- Directions: Leave out the pictures and copy everything else below exactly.

>> Start Dataset section

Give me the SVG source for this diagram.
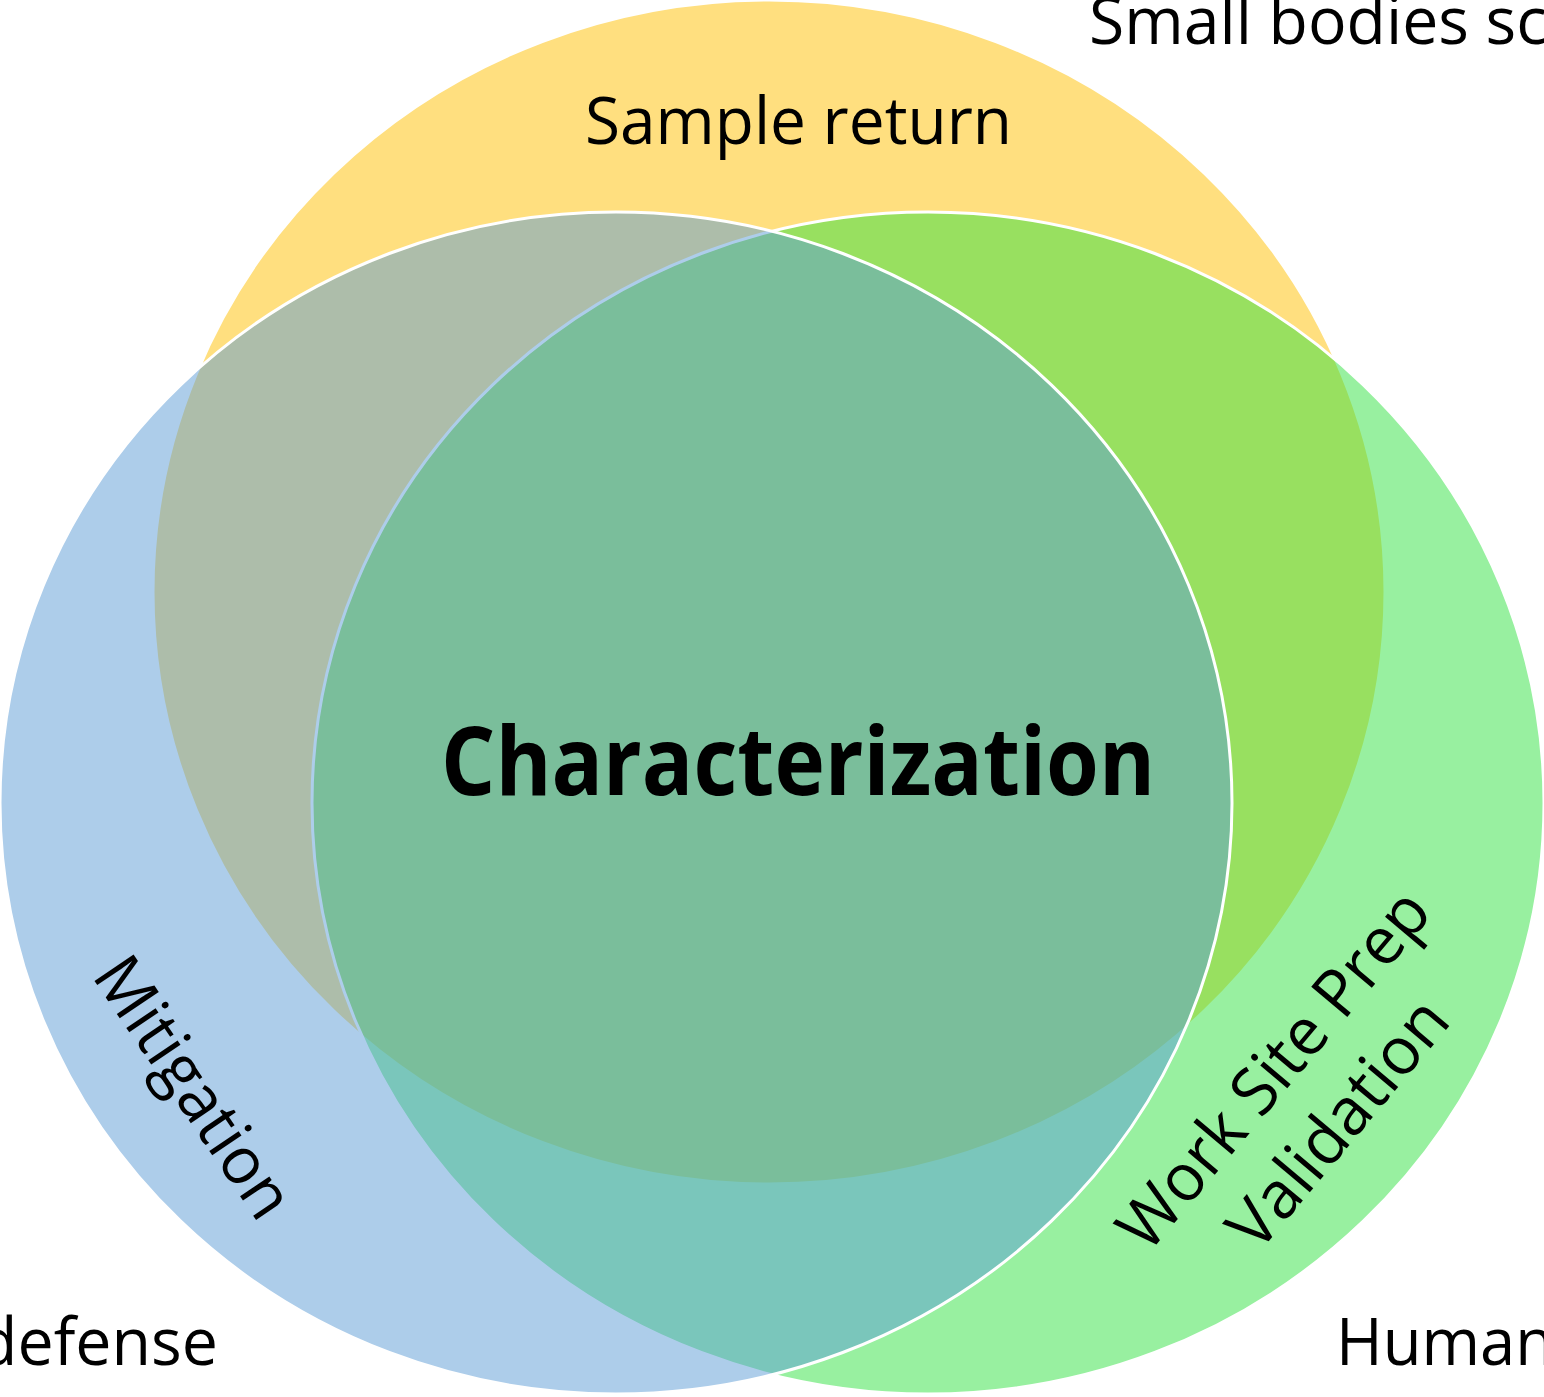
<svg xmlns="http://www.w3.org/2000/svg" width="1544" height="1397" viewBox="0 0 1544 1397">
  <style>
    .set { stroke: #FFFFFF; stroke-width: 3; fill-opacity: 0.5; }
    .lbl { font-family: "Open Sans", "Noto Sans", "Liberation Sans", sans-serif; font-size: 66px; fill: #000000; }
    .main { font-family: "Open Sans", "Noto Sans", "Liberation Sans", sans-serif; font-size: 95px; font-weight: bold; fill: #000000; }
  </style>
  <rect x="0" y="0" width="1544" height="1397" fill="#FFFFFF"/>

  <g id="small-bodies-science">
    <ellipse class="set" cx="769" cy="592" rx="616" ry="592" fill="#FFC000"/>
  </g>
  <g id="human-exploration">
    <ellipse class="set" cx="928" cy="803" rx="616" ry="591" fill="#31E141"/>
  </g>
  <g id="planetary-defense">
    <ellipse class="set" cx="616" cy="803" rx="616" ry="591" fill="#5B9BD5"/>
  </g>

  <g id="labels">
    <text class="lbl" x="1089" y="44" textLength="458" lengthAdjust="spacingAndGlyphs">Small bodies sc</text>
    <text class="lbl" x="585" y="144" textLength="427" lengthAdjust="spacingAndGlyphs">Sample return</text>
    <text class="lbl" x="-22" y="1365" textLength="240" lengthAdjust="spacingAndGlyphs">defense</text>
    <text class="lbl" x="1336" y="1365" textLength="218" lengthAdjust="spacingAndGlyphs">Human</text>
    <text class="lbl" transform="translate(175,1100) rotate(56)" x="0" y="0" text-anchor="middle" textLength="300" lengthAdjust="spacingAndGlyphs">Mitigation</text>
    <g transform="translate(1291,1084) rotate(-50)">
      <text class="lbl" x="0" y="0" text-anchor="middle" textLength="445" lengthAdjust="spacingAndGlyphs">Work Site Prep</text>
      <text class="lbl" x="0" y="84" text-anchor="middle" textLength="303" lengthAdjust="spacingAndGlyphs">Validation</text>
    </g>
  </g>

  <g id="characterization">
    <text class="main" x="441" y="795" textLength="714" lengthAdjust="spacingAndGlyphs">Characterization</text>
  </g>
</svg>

>> End Dataset section

- Output below:
Give me the SVG source for this diagram.
<svg xmlns="http://www.w3.org/2000/svg" width="1544" height="1397" viewBox="0 0 1544 1397">
  <style>
    .set { stroke: #FFFFFF; stroke-width: 3; fill-opacity: 0.5; }
    .lbl { font-family: "Open Sans", "Noto Sans", "Liberation Sans", sans-serif; font-size: 66px; fill: #000000; }
    .main { font-family: "Open Sans", "Noto Sans", "Liberation Sans", sans-serif; font-size: 95px; font-weight: bold; fill: #000000; }
  </style>
  <rect x="0" y="0" width="1544" height="1397" fill="#FFFFFF"/>

  <g id="small-bodies-science">
    <ellipse class="set" cx="769" cy="592" rx="616" ry="592" fill="#FFC000"/>
  </g>
  <g id="human-exploration">
    <ellipse class="set" cx="928" cy="803" rx="616" ry="591" fill="#31E141"/>
  </g>
  <g id="planetary-defense">
    <ellipse class="set" cx="616" cy="803" rx="616" ry="591" fill="#5B9BD5"/>
  </g>

  <g id="labels">
    <text class="lbl" x="1089" y="44" textLength="458" lengthAdjust="spacingAndGlyphs">Small bodies sc</text>
    <text class="lbl" x="585" y="144" textLength="427" lengthAdjust="spacingAndGlyphs">Sample return</text>
    <text class="lbl" x="-22" y="1365" textLength="240" lengthAdjust="spacingAndGlyphs">defense</text>
    <text class="lbl" x="1336" y="1365" textLength="218" lengthAdjust="spacingAndGlyphs">Human</text>
    <text class="lbl" transform="translate(175,1100) rotate(56)" x="0" y="0" text-anchor="middle" textLength="300" lengthAdjust="spacingAndGlyphs">Mitigation</text>
    <g transform="translate(1291,1084) rotate(-50)">
      <text class="lbl" x="0" y="0" text-anchor="middle" textLength="445" lengthAdjust="spacingAndGlyphs">Work Site Prep</text>
      <text class="lbl" x="0" y="84" text-anchor="middle" textLength="303" lengthAdjust="spacingAndGlyphs">Validation</text>
    </g>
  </g>

  <g id="characterization">
    <text class="main" x="441" y="795" textLength="714" lengthAdjust="spacingAndGlyphs">Characterization</text>
  </g>
</svg>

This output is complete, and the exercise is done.